Problem description: Starting at the first line of the listing below, repeat each line exactly until the line containing "fig = plt.figure(figsize=(W", which you include. Leave out pictures.

(Collected data)
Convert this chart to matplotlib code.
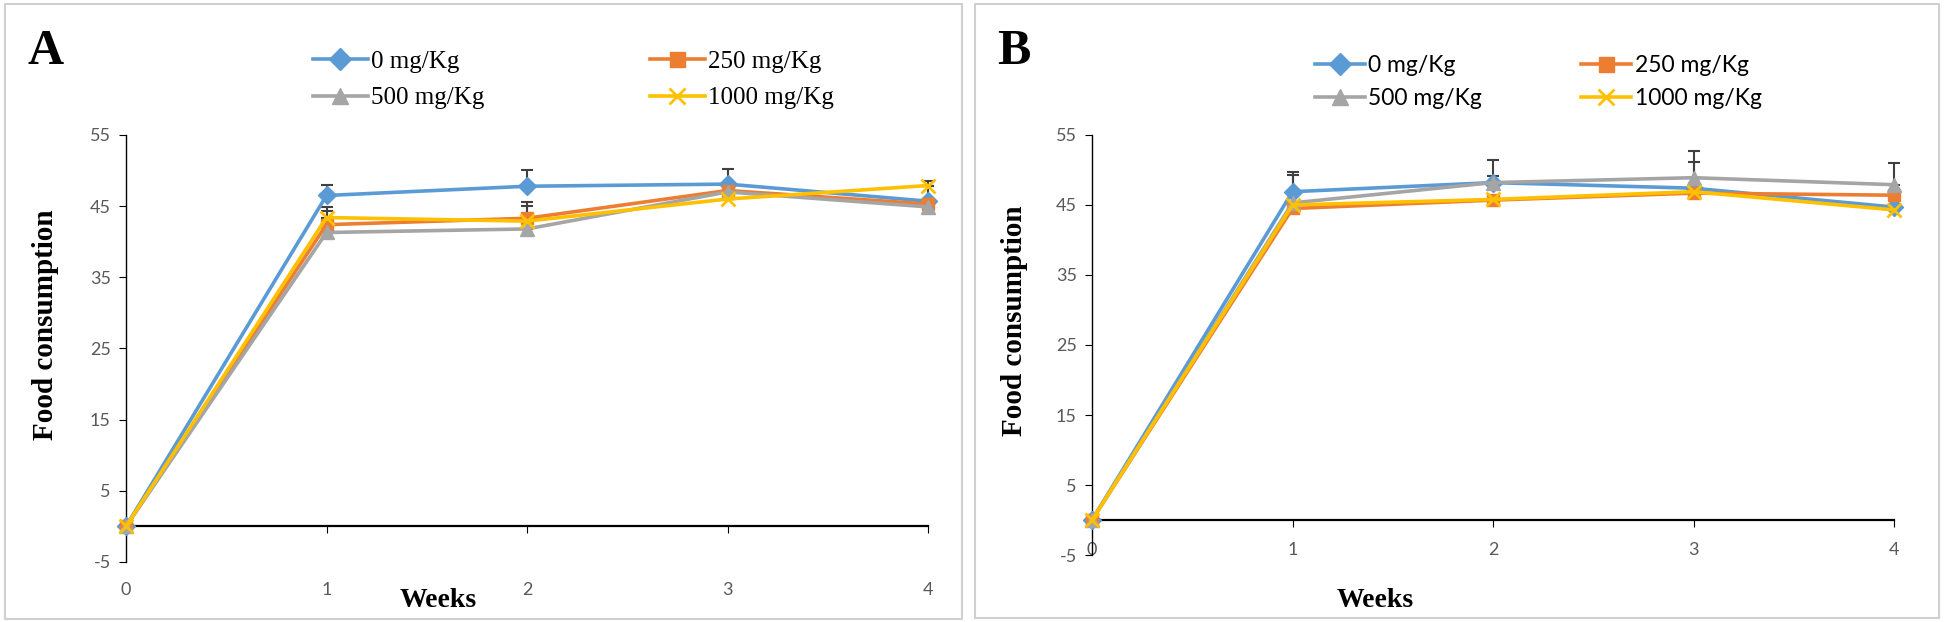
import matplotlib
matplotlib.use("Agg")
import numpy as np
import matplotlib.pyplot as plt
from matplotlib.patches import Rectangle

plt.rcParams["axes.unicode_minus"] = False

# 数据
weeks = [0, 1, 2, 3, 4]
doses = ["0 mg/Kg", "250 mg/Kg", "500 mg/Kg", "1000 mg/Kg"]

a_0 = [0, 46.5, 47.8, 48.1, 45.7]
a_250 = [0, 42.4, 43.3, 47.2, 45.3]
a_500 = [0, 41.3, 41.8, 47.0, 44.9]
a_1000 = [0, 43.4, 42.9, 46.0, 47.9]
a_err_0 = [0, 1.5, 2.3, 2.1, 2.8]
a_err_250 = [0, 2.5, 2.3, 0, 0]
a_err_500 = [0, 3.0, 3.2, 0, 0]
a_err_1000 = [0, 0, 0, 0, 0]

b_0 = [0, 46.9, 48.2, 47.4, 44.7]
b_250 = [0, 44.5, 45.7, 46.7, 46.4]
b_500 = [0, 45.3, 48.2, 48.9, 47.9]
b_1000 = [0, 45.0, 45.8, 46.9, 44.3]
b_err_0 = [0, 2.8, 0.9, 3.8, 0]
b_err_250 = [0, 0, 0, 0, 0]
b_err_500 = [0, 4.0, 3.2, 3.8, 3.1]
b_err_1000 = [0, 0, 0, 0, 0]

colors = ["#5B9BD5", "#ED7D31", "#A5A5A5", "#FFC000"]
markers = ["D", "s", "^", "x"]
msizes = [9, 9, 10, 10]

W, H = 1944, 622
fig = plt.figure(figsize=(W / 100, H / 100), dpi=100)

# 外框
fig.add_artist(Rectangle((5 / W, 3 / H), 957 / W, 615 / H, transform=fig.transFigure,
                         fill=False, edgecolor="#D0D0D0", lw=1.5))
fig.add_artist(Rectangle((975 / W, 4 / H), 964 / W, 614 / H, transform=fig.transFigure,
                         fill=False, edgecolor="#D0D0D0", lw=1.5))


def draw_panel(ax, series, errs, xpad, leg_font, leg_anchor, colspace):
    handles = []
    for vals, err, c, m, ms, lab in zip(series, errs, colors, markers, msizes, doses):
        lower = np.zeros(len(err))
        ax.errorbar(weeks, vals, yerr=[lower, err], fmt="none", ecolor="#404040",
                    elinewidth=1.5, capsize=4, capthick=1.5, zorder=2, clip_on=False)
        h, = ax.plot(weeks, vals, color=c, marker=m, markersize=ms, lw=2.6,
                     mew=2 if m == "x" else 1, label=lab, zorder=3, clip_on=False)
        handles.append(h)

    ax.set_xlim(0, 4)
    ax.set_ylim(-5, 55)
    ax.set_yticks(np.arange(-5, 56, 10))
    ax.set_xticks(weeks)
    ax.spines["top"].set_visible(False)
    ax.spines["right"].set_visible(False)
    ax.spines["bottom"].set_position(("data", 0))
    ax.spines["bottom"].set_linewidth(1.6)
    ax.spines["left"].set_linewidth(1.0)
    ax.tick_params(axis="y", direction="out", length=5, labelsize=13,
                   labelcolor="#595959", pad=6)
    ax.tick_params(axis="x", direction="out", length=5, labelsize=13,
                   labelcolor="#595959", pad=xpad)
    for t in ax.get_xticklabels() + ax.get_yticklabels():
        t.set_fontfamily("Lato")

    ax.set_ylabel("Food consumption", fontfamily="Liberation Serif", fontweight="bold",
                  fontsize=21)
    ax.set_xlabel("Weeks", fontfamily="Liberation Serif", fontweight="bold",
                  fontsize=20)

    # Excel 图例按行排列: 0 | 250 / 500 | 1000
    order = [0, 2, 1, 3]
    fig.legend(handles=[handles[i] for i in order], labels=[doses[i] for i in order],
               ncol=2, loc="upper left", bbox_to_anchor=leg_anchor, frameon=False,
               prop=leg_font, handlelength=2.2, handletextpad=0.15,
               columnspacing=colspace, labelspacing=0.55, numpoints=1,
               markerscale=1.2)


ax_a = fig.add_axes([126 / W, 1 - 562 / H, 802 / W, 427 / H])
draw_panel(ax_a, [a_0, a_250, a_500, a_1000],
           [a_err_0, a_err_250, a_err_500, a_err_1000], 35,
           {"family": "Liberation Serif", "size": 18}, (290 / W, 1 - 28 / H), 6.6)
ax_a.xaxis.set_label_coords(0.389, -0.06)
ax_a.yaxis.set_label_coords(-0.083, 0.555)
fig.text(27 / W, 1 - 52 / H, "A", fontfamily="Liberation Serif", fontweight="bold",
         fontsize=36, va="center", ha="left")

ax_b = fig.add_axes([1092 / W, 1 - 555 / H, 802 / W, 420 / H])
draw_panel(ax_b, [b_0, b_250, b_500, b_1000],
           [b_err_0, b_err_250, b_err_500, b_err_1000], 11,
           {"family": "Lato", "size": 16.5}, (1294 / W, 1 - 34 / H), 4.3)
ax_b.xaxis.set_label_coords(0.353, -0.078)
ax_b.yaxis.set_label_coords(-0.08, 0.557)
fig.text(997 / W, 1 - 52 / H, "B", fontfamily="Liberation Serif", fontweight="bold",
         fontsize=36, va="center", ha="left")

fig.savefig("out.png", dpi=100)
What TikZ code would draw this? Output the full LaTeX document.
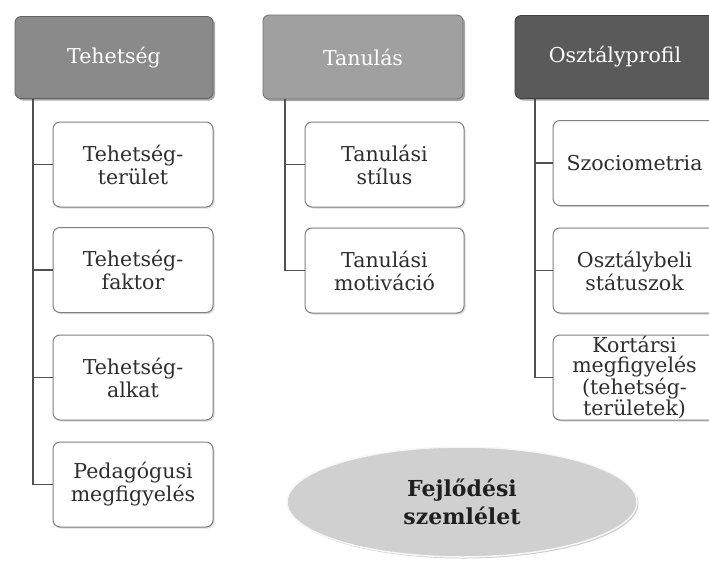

Finished exercise:
Convert this chart to matplotlib code.
import matplotlib
matplotlib.use("Agg")
import numpy as np
import matplotlib.pyplot as plt
from matplotlib.patches import Rectangle

plt.rcParams["axes.unicode_minus"] = False

# 数据
weeks = [0, 1, 2, 3, 4]
doses = ["0 mg/Kg", "250 mg/Kg", "500 mg/Kg", "1000 mg/Kg"]

a_0 = [0, 46.5, 47.8, 48.1, 45.7]
a_250 = [0, 42.4, 43.3, 47.2, 45.3]
a_500 = [0, 41.3, 41.8, 47.0, 44.9]
a_1000 = [0, 43.4, 42.9, 46.0, 47.9]
a_err_0 = [0, 1.5, 2.3, 2.1, 2.8]
a_err_250 = [0, 2.5, 2.3, 0, 0]
a_err_500 = [0, 3.0, 3.2, 0, 0]
a_err_1000 = [0, 0, 0, 0, 0]

b_0 = [0, 46.9, 48.2, 47.4, 44.7]
b_250 = [0, 44.5, 45.7, 46.7, 46.4]
b_500 = [0, 45.3, 48.2, 48.9, 47.9]
b_1000 = [0, 45.0, 45.8, 46.9, 44.3]
b_err_0 = [0, 2.8, 0.9, 3.8, 0]
b_err_250 = [0, 0, 0, 0, 0]
b_err_500 = [0, 4.0, 3.2, 3.8, 3.1]
b_err_1000 = [0, 0, 0, 0, 0]

colors = ["#5B9BD5", "#ED7D31", "#A5A5A5", "#FFC000"]
markers = ["D", "s", "^", "x"]
msizes = [9, 9, 10, 10]

W, H = 1944, 622
fig = plt.figure(figsize=(W / 100, H / 100), dpi=100)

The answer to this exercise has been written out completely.